MATERIAL
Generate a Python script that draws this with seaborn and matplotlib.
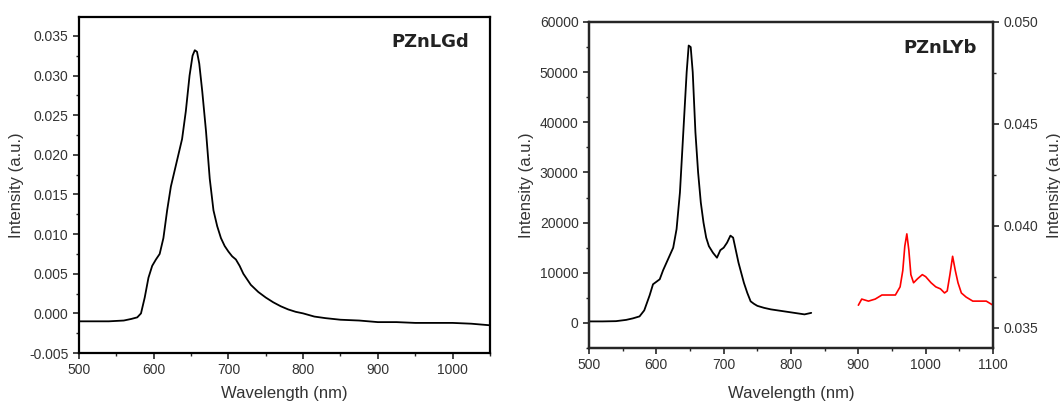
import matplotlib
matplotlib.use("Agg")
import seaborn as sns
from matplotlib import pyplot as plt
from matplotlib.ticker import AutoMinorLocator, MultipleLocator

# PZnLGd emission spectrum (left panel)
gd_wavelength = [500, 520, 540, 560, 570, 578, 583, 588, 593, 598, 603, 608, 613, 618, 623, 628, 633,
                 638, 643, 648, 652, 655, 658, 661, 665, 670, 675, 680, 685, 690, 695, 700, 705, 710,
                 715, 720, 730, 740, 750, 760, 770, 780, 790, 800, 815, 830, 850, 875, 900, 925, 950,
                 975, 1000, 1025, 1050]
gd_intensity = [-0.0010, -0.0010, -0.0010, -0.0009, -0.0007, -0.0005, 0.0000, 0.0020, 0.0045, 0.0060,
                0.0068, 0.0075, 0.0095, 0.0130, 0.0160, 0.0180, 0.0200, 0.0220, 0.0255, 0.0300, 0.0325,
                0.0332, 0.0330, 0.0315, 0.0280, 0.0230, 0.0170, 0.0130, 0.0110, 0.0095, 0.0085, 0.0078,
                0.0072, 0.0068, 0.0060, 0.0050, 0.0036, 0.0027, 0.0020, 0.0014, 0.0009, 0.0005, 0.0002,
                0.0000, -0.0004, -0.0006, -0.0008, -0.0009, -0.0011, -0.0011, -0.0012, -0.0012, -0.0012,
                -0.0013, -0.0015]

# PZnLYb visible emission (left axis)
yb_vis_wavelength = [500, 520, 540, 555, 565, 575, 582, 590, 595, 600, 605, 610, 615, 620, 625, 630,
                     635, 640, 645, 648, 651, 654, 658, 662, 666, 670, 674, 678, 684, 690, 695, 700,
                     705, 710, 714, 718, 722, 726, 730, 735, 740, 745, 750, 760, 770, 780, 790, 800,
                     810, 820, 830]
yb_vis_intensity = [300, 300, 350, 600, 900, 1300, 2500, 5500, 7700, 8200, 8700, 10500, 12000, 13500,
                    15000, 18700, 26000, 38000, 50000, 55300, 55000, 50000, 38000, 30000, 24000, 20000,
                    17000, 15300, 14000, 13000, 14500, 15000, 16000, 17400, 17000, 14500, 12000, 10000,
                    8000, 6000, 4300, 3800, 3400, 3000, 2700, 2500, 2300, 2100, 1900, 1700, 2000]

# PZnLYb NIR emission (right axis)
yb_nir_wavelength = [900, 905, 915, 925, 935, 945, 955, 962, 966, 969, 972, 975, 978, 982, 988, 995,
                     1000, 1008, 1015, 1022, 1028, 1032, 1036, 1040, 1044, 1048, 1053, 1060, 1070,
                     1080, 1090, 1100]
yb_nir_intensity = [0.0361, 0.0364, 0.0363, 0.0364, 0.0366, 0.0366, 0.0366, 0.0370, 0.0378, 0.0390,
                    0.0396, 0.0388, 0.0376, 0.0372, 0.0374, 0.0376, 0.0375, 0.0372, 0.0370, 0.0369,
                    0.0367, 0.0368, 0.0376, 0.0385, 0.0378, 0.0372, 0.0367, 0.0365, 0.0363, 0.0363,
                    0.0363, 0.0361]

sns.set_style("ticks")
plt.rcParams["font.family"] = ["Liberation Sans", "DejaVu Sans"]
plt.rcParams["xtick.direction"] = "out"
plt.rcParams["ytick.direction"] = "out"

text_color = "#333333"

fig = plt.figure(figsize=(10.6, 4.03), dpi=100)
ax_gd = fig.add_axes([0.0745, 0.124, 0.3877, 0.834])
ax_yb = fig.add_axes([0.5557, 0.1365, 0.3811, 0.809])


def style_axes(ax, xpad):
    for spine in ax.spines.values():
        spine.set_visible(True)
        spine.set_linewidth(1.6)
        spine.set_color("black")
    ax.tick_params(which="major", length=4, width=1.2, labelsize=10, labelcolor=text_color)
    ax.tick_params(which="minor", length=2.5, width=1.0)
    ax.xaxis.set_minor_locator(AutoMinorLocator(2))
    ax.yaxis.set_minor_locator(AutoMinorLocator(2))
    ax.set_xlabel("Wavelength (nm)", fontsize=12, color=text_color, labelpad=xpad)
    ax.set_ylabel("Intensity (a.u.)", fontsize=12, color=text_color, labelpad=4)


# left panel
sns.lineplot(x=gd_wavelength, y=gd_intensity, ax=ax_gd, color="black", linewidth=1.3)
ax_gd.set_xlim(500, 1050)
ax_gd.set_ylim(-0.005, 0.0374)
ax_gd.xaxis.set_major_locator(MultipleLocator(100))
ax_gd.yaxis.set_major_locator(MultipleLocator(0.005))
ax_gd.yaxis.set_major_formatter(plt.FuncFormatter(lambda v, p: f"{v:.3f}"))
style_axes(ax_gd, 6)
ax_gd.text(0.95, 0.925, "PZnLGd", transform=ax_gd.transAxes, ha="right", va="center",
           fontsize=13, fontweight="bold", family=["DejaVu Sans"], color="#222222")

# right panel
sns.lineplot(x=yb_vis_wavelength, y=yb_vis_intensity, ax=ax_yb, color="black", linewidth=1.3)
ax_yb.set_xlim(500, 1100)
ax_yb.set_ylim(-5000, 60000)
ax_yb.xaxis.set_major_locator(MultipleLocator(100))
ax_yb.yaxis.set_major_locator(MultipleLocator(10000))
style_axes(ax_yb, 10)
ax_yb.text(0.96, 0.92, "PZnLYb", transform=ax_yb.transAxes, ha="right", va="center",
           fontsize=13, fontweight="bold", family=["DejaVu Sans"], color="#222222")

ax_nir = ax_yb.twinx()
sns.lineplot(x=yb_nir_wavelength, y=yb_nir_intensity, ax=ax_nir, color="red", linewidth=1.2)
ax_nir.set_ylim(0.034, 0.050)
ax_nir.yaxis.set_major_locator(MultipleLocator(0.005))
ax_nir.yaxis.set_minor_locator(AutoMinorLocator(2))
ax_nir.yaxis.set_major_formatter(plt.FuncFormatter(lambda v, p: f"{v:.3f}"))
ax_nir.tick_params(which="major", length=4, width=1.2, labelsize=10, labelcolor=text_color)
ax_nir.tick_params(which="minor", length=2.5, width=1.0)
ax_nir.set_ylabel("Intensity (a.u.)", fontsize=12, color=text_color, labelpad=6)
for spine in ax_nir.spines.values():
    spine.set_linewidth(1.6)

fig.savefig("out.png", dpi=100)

WHAT IS EXPECTED
Copy each line in full and exactly, omitting any picture.

OUTPUT BELOW
Generate a Python script that draws this with seaborn and matplotlib.
import matplotlib
matplotlib.use("Agg")
import seaborn as sns
from matplotlib import pyplot as plt
from matplotlib.ticker import AutoMinorLocator, MultipleLocator

# PZnLGd emission spectrum (left panel)
gd_wavelength = [500, 520, 540, 560, 570, 578, 583, 588, 593, 598, 603, 608, 613, 618, 623, 628, 633,
                 638, 643, 648, 652, 655, 658, 661, 665, 670, 675, 680, 685, 690, 695, 700, 705, 710,
                 715, 720, 730, 740, 750, 760, 770, 780, 790, 800, 815, 830, 850, 875, 900, 925, 950,
                 975, 1000, 1025, 1050]
gd_intensity = [-0.0010, -0.0010, -0.0010, -0.0009, -0.0007, -0.0005, 0.0000, 0.0020, 0.0045, 0.0060,
                0.0068, 0.0075, 0.0095, 0.0130, 0.0160, 0.0180, 0.0200, 0.0220, 0.0255, 0.0300, 0.0325,
                0.0332, 0.0330, 0.0315, 0.0280, 0.0230, 0.0170, 0.0130, 0.0110, 0.0095, 0.0085, 0.0078,
                0.0072, 0.0068, 0.0060, 0.0050, 0.0036, 0.0027, 0.0020, 0.0014, 0.0009, 0.0005, 0.0002,
                0.0000, -0.0004, -0.0006, -0.0008, -0.0009, -0.0011, -0.0011, -0.0012, -0.0012, -0.0012,
                -0.0013, -0.0015]

# PZnLYb visible emission (left axis)
yb_vis_wavelength = [500, 520, 540, 555, 565, 575, 582, 590, 595, 600, 605, 610, 615, 620, 625, 630,
                     635, 640, 645, 648, 651, 654, 658, 662, 666, 670, 674, 678, 684, 690, 695, 700,
                     705, 710, 714, 718, 722, 726, 730, 735, 740, 745, 750, 760, 770, 780, 790, 800,
                     810, 820, 830]
yb_vis_intensity = [300, 300, 350, 600, 900, 1300, 2500, 5500, 7700, 8200, 8700, 10500, 12000, 13500,
                    15000, 18700, 26000, 38000, 50000, 55300, 55000, 50000, 38000, 30000, 24000, 20000,
                    17000, 15300, 14000, 13000, 14500, 15000, 16000, 17400, 17000, 14500, 12000, 10000,
                    8000, 6000, 4300, 3800, 3400, 3000, 2700, 2500, 2300, 2100, 1900, 1700, 2000]

# PZnLYb NIR emission (right axis)
yb_nir_wavelength = [900, 905, 915, 925, 935, 945, 955, 962, 966, 969, 972, 975, 978, 982, 988, 995,
                     1000, 1008, 1015, 1022, 1028, 1032, 1036, 1040, 1044, 1048, 1053, 1060, 1070,
                     1080, 1090, 1100]
yb_nir_intensity = [0.0361, 0.0364, 0.0363, 0.0364, 0.0366, 0.0366, 0.0366, 0.0370, 0.0378, 0.0390,
                    0.0396, 0.0388, 0.0376, 0.0372, 0.0374, 0.0376, 0.0375, 0.0372, 0.0370, 0.0369,
                    0.0367, 0.0368, 0.0376, 0.0385, 0.0378, 0.0372, 0.0367, 0.0365, 0.0363, 0.0363,
                    0.0363, 0.0361]

sns.set_style("ticks")
plt.rcParams["font.family"] = ["Liberation Sans", "DejaVu Sans"]
plt.rcParams["xtick.direction"] = "out"
plt.rcParams["ytick.direction"] = "out"

text_color = "#333333"

fig = plt.figure(figsize=(10.6, 4.03), dpi=100)
ax_gd = fig.add_axes([0.0745, 0.124, 0.3877, 0.834])
ax_yb = fig.add_axes([0.5557, 0.1365, 0.3811, 0.809])


def style_axes(ax, xpad):
    for spine in ax.spines.values():
        spine.set_visible(True)
        spine.set_linewidth(1.6)
        spine.set_color("black")
    ax.tick_params(which="major", length=4, width=1.2, labelsize=10, labelcolor=text_color)
    ax.tick_params(which="minor", length=2.5, width=1.0)
    ax.xaxis.set_minor_locator(AutoMinorLocator(2))
    ax.yaxis.set_minor_locator(AutoMinorLocator(2))
    ax.set_xlabel("Wavelength (nm)", fontsize=12, color=text_color, labelpad=xpad)
    ax.set_ylabel("Intensity (a.u.)", fontsize=12, color=text_color, labelpad=4)


# left panel
sns.lineplot(x=gd_wavelength, y=gd_intensity, ax=ax_gd, color="black", linewidth=1.3)
ax_gd.set_xlim(500, 1050)
ax_gd.set_ylim(-0.005, 0.0374)
ax_gd.xaxis.set_major_locator(MultipleLocator(100))
ax_gd.yaxis.set_major_locator(MultipleLocator(0.005))
ax_gd.yaxis.set_major_formatter(plt.FuncFormatter(lambda v, p: f"{v:.3f}"))
style_axes(ax_gd, 6)
ax_gd.text(0.95, 0.925, "PZnLGd", transform=ax_gd.transAxes, ha="right", va="center",
           fontsize=13, fontweight="bold", family=["DejaVu Sans"], color="#222222")

# right panel
sns.lineplot(x=yb_vis_wavelength, y=yb_vis_intensity, ax=ax_yb, color="black", linewidth=1.3)
ax_yb.set_xlim(500, 1100)
ax_yb.set_ylim(-5000, 60000)
ax_yb.xaxis.set_major_locator(MultipleLocator(100))
ax_yb.yaxis.set_major_locator(MultipleLocator(10000))
style_axes(ax_yb, 10)
ax_yb.text(0.96, 0.92, "PZnLYb", transform=ax_yb.transAxes, ha="right", va="center",
           fontsize=13, fontweight="bold", family=["DejaVu Sans"], color="#222222")

ax_nir = ax_yb.twinx()
sns.lineplot(x=yb_nir_wavelength, y=yb_nir_intensity, ax=ax_nir, color="red", linewidth=1.2)
ax_nir.set_ylim(0.034, 0.050)
ax_nir.yaxis.set_major_locator(MultipleLocator(0.005))
ax_nir.yaxis.set_minor_locator(AutoMinorLocator(2))
ax_nir.yaxis.set_major_formatter(plt.FuncFormatter(lambda v, p: f"{v:.3f}"))
ax_nir.tick_params(which="major", length=4, width=1.2, labelsize=10, labelcolor=text_color)
ax_nir.tick_params(which="minor", length=2.5, width=1.0)
ax_nir.set_ylabel("Intensity (a.u.)", fontsize=12, color=text_color, labelpad=6)
for spine in ax_nir.spines.values():
    spine.set_linewidth(1.6)

fig.savefig("out.png", dpi=100)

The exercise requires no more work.